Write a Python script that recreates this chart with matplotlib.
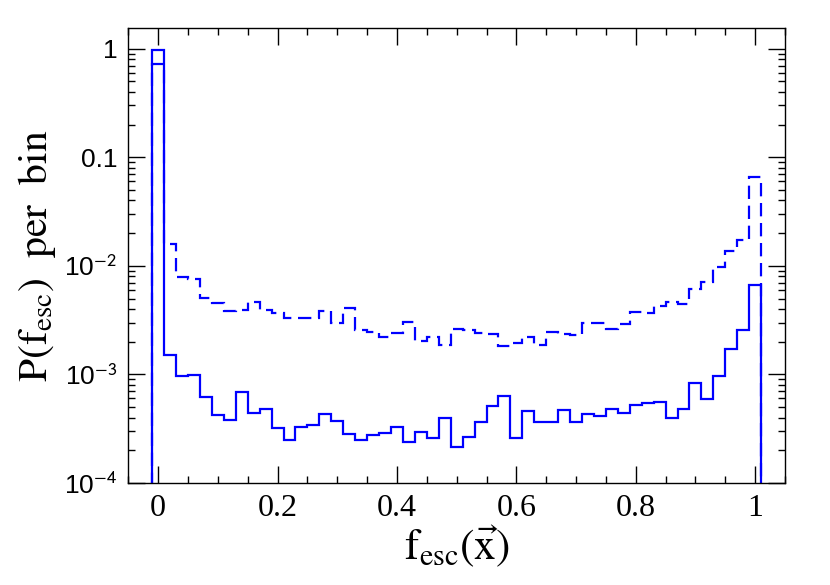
import numpy as np
import matplotlib
matplotlib.use("Agg")
import matplotlib.pyplot as plt
from matplotlib.ticker import FixedLocator, FixedFormatter, LogLocator, NullFormatter, MultipleLocator

plt.rcParams['mathtext.fontset'] = 'stix'

# bin edges: width 0.02, centred on 0, 0.02, ..., 1.0
bin_edges = np.round(np.arange(-0.01, 1.0101, 0.02), 4)

# solid histogram
p_solid = [0.97, 1.51e-3, 9.66e-4, 9.9e-4, 6.24e-4, 4.23e-4, 3.8e-4, 6.93e-4, 4.38e-4, 4.77e-4,
           3.19e-4, 2.49e-4, 3.26e-4, 3.42e-4, 4.35e-4, 3.75e-4, 2.84e-4, 2.49e-4, 2.77e-4, 2.9e-4,
           3.28e-4, 2.37e-4, 2.97e-4, 2.58e-4, 4.0e-4, 2.16e-4, 2.65e-4, 3.67e-4, 5.08e-4, 6.32e-4,
           2.6e-4, 4.63e-4, 3.65e-4, 3.65e-4, 4.7e-4, 3.67e-4, 4.29e-4, 4.14e-4, 4.77e-4, 4.44e-4,
           5.19e-4, 5.45e-4, 5.6e-4, 3.94e-4, 4.8e-4, 8.39e-4, 5.94e-4, 9.73e-4, 1.7e-3, 2.56e-3,
           6.6e-3]

# dashed histogram
p_dashed = [0.72, 1.59e-2, 7.94e-3, 7.55e-3, 5.09e-3, 4.52e-3, 3.81e-3, 3.92e-3, 4.6e-3, 3.92e-3,
            3.65e-3, 3.3e-3, 3.29e-3, 3.31e-3, 3.86e-3, 2.99e-3, 4.06e-3, 2.56e-3, 2.47e-3, 2.2e-3,
            2.39e-3, 3.06e-3, 2.05e-3, 2.2e-3, 1.85e-3, 2.6e-3, 2.54e-3, 2.39e-3, 2.36e-3, 1.83e-3,
            1.95e-3, 2.22e-3, 1.87e-3, 2.44e-3, 2.36e-3, 2.31e-3, 2.99e-3, 2.95e-3, 2.6e-3, 2.93e-3,
            3.78e-3, 3.65e-3, 4.27e-3, 4.66e-3, 4.42e-3, 6.08e-3, 7.05e-3, 9.8e-3, 1.38e-2, 1.73e-2,
            6.6e-2]

x_ticks = [0, 0.2, 0.4, 0.6, 0.8, 1]
x_tick_labels = ['0', '0.2', '0.4', '0.6', '0.8', '1']
y_ticks = [1e-4, 1e-3, 1e-2, 0.1, 1]
y_tick_labels = [r'10$^{\mathsf{-4}}$', r'10$^{\mathsf{-3}}$', r'10$^{\mathsf{-2}}$', '0.1', '1']

fig = plt.figure(figsize=(8.3, 5.85), dpi=100)
ax = fig.add_axes([0.1546, 0.1744, 0.7912, 0.7777])

blue = '#0000ff'
ax.stairs(p_dashed, bin_edges, baseline=1e-6, color=blue, lw=1.6, linestyle=(0, (6, 3)))
ax.stairs(p_solid, bin_edges, baseline=1e-6, color=blue, lw=1.6)

ax.set_yscale('log')
ax.set_xlim(-0.05, 1.05)
ax.set_ylim(1e-4, 1.55)

ax.xaxis.set_major_locator(FixedLocator(x_ticks))
ax.xaxis.set_major_formatter(FixedFormatter(x_tick_labels))
ax.xaxis.set_minor_locator(MultipleLocator(0.05))
ax.yaxis.set_major_locator(FixedLocator(y_ticks))
ax.yaxis.set_major_formatter(FixedFormatter(y_tick_labels))
ax.yaxis.set_minor_locator(LogLocator(base=10, subs=np.arange(2, 10), numticks=20))
ax.yaxis.set_minor_formatter(NullFormatter())

ax.tick_params(which='both', direction='in', top=True, right=True, width=1.0)
ax.tick_params(which='major', length=12)
ax.tick_params(which='minor', length=5)
ax.tick_params(axis='x', pad=8)
ax.tick_params(axis='y', pad=8)
for lab in ax.get_xticklabels():
    lab.set_fontfamily('Liberation Serif')
    lab.set_fontsize(23)
for lab in ax.get_yticklabels():
    lab.set_fontfamily('Liberation Sans')
    lab.set_fontsize(19)
for sp in ax.spines.values():
    sp.set_linewidth(1.0)

ax.set_xlabel(r'$\mathrm{f_{esc}(\vec{x})}$', fontsize=31, labelpad=0)
ax.set_ylabel(r'$\mathrm{P(f_{esc})\ \ per\ \ bin}$', fontsize=30, labelpad=4)

fig.savefig('out.png', dpi=100)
---
Please restate the material above line by line, exactly, beginning at its first line and ending with the line that contains "bin_edges = np.round(np.arange(-0.01, 1.0101, 0.02), 4)", without any pictures.

Solution for this problem:
Write a Python script that recreates this chart with matplotlib.
import numpy as np
import matplotlib
matplotlib.use("Agg")
import matplotlib.pyplot as plt
from matplotlib.ticker import FixedLocator, FixedFormatter, LogLocator, NullFormatter, MultipleLocator

plt.rcParams['mathtext.fontset'] = 'stix'

# bin edges: width 0.02, centred on 0, 0.02, ..., 1.0
bin_edges = np.round(np.arange(-0.01, 1.0101, 0.02), 4)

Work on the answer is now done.